Te Rēinga marae influenza memorial

Te Rēinga marae influenza memorial

A dignified lone granite obelisk stands on the atea of Te Rēinga marae in northern Hawke’s Bay. This text is inscribed on all four sides:

TAMATEA / WHAENE KAHUNGUNU / RANGINUI / KOINEI NGA TIPUNA O TE / IWI KUA MATE I TE MATE / URUTA KIIA NEI HE WHURU / UI MATE I TE TAU O TO TATAU / ARIKI 1918.

The first three lines are Ngāti Hinehika ancestral names. The rest of the inscription can be paraphrased in English as:

‘These are the people of the tribe who died in the epidemic that they called the ’flu in the year of our Lord 1918.’

The people of Te Rēinga, inland from Wairoa, were hit hard by the influenza epidemic that swept New Zealand in November 1918. By the end of the month as many as 60 people at Te Rēinga and nearby Ruakituri were incapacitated. Local settlers provided the stricken with some food and nursing care, but there no doctors in the locality and no hospital facilities until early December, when a temporary hospital was set up at Te Rēinga Native School (space soon ran out and the patients were moved to Tiniroto.)

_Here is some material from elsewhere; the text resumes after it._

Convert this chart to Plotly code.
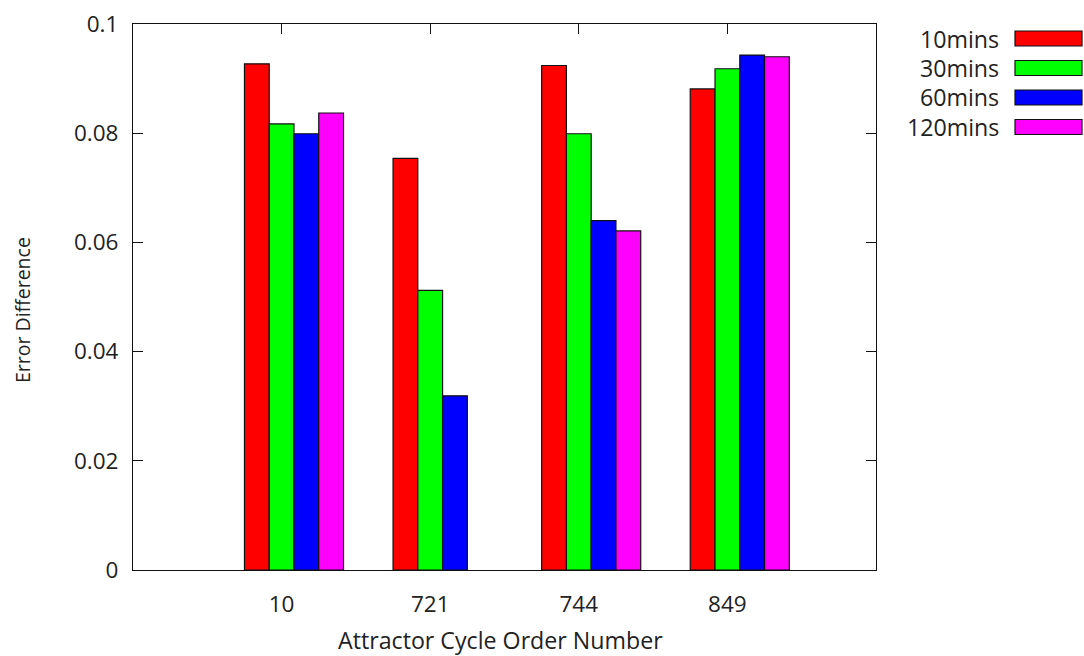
import plotly.graph_objects as go

categories = ["10", "721", "744", "849"]
series_names = ["10mins", "30mins", "60mins", "120mins"]
v10 = [0.0927, 0.0754, 0.0924, 0.0881]
v30 = [0.0817, 0.0512, 0.0799, 0.0918]
v60 = [0.0799, 0.0319, 0.0640, 0.0943]
v120 = [0.0837, None, 0.0621, 0.0940]
y_ticks = [0, 0.02, 0.04, 0.06, 0.08, 0.1]
y_ticktext = ["0", "0.02", "0.04", "0.06", "0.08", "0.1"]

colors = ["#ff0000", "#00ff00", "#0000ff", "#ff00ff"]
series = [v10, v30, v60, v120]

FONT = "Open Sans"
TXT = "#222222"
TSIZE = 22.5   # tick labels
HSIZE = 23.2   # horizontal titles / key
VSIZE = 19.5   # rotated y title

xpos = list(range(len(categories)))
bw = 1.0 / 6.0  # gnuplot bar width (gap 2, 4 series)

fig = go.Figure()
for name, vals, col in zip(series_names, series, colors):
    fig.add_trace(go.Bar(
        x=xpos, y=vals, name=name,
        marker=dict(color=col, line=dict(color="#111111", width=1.2)),
        showlegend=False,
    ))

L, R, T, B = 133, 876, 24, 570
W, H = 1084, 656

fig.update_layout(
    width=W, height=H,
    margin=dict(l=L, r=W - R, t=T, b=H - B, pad=0, autoexpand=False),
    paper_bgcolor="white", plot_bgcolor="white",
    barmode="group", bargap=1 - 4 * bw, bargroupgap=0,
    font=dict(family=FONT, size=TSIZE, color=TXT),
)

fig.update_xaxes(
    range=[-1 - bw / 2, 4 - bw / 2],
    tickvals=[x - bw / 2 for x in xpos], ticktext=categories,
    ticks="inside", ticklen=10, tickwidth=1, tickcolor="#111111",
    showline=True, linecolor="#111111", linewidth=1.2, mirror="ticks",
    showgrid=False, zeroline=False, layer="below traces",
    ticklabelstandoff=14, automargin=False,
    tickfont=dict(family=FONT, size=TSIZE, color=TXT),
)
fig.update_yaxes(
    range=[0, 0.1],
    tickvals=y_ticks, ticktext=y_ticktext,
    ticks="inside", ticklen=10, tickwidth=1, tickcolor="#111111",
    showline=True, linecolor="#111111", linewidth=1.2, mirror="ticks",
    showgrid=False, zeroline=False, layer="below traces",
    ticklabelstandoff=9, automargin=False,
    tickfont=dict(family=FONT, size=TSIZE, color=TXT),
)

pw, ph = R - L, B - T
def px2x(px):
    return (px - L) / pw
def py2y(py):
    return (B - py) / ph

# axis titles
fig.add_annotation(xref="paper", yref="paper", x=px2x(500), y=py2y(640),
                   text="Attractor Cycle Order Number", showarrow=False,
                   xanchor="center", yanchor="middle",
                   font=dict(family=FONT, size=HSIZE, color=TXT))
fig.add_annotation(xref="paper", yref="paper", x=px2x(22), y=py2y(310),
                   text="Error Difference", showarrow=False, textangle=-90,
                   xanchor="center", yanchor="middle",
                   font=dict(family=FONT, size=VSIZE, color=TXT))

# custom gnuplot-style key (text right-aligned, swatch on the right)
key_y = [38.5, 68, 97.5, 127]
for name, col, yc in zip(series_names, colors, key_y):
    fig.add_shape(type="rect", xref="paper", yref="paper",
                  x0=px2x(1015), x1=px2x(1082),
                  y0=py2y(yc + 7.5), y1=py2y(yc - 7.5),
                  fillcolor=col, line=dict(color="#111111", width=1.2))
    fig.add_annotation(xref="paper", yref="paper",
                       x=px2x(1001), y=py2y(yc), text=name,
                       showarrow=False, xanchor="right", yanchor="middle",
                       font=dict(family=FONT, size=HSIZE, color=TXT))

fig.write_html("out.html")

The names of more than 40 people from the area who died between November 1918 and March 1919 are inscribed on the memorial at Te Rēinga marae.

See: ‘The Influenza Epidemic’, Poverty Bay Herald, 2/12/1918, p. 5; ‘The Influenza Epidemic’, Poverty Bay Herald, 3/12/1918, p. 6; ‘Combating the Outbreak at Tiniroto’, Poverty Bay Herald, 5/12/1918, p. 5; Te Reinga School, 75th Jubilee, 1988, Te Reinga, 1989, p. 29.